Distortion and Telecentricity
This is Section 4.2 of the Imaging Resource Guide.
Another advantage of using telecentric lenses in metrology applications is that telecentric lenses typically have lower distortion values than fixed focal length lenses. Distortion causes the actual position of an object to appear as though it is in a different location, which can further decrease measurement accuracy (see Distortion). For example, Figure 1a shows jumper pins on a circuit board that has been imaged by a fixed focal length lens with high distortion. The distortion, coupled with the parallax error inherent to non-telecentric lenses, makes the pins toward the edge of the image appear as though they are bent toward the center. When looking at the same pins with a telecentric lens, as in Figure 1b, it is apparent that the pins are indeed straight.
While it is true that distortion can be calibrated out of images to partially improve the accuracy, the parallax is still present and will cause error. The other advantage to not needing to calibrate out the distortion from the telecentric lens is that the measurement process can run faster as there is less computing that the software needs to do, reducing CPU load and directly leading to higher system throughput and more parts measured per minute.
Figure 1: Comparison of jumpers on a circuit board. Figure 1a shows an image that has been taken with a fixed focal length lens. Figure 1b shows an image that has been taken with a telecentric lens. Note that the pins do not appear bent in the telecentric image.
Because telecentric lenses tend to have such low distortion, they are more prone to having non-monotonic wave/mustache distortion than fixed focal length lenses, as shown in Figure 2. While the magnitude of the distortion is generally low enough to not have a significant impact on the measurement of the part under inspection, it is still important to check the distortion specifications of the telecentric lens and to properly calibrate the imaging system utilizing the telecentric lens. This property is also why distortion plots should be used rather than a single numerical value, as the lens can have zero distortion at the field point where it is specified but be non-zero elsewhere.
The distortion of telecentric lenses can be specified in two different ways: TV distortion or geometric distortion. Both are generally classified as a percentage value, but TV distortion values will almost always be lower than geometric distortion values, which can be misleading. When a telecentric lens is specified with geometric distortion values, the value that is given is at the maximum field height of the maximum sensor size that the lens is capable of. In the case where the lens has monotonic distortion, the value that is specified will be the highest. However, in the case of wave distortion, it is important to look at the plot (as in Figure 2) to determine how the distortion is characterized.
The other relevant specification is telecentricity, which is generally specified in degrees, and can be thought of as the residual angular field of view of the lens. Unfortunately, just as no lens has zero distortion, no lens is perfectly telecentric. Figure 3 shows a plot of the telecentricity for a 1X telecentric lens.
The plot in Figure 3 shows three different lines, each representing the telecentricity at different wavelengths (red, green, and blue).
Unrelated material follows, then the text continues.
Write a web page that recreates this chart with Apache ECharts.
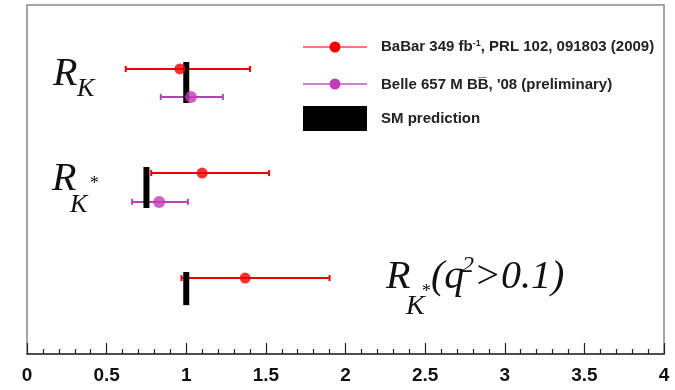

The most important nuance to note about the plot is that the telecentricity varies with wavelength, meaning that the accuracy of a measured part can change depending on the wavelength (color) of light that is used to inspect the part. While this variance is small in an absolute sense, it is important to consider when designing systems that require the highest possible accuracy. For these systems, it is best to use monochromatic illumination, preferably the wavelength where the telecentricity was optimized in the design process. Learn more about using proper illumination.
In applications where the object plane is tilted, telecentric lenses provide a good alternative to fixed focal length lenses due to their low distortion and invariant magnification. The camera can also be tilted to keep the tilted object in sharp focus; this is called the Scheimpflug condition. The Scheimpflug condition is a way to extend the depth that is being observed by the machine vision system by tilting the object plane and the image plane, as shown in Figure 4. If a conventional lens is used this way, it will result in keystone distortion, for more information see Distortion. telecentric lenses, however, will not demonstrate keystone distortion, as the magnification does not change with depth. Care must be taken in calibration, though, as the part will be observed as a geometric projection: a circle will be an ellipse, a square will be a rectangle, and so on.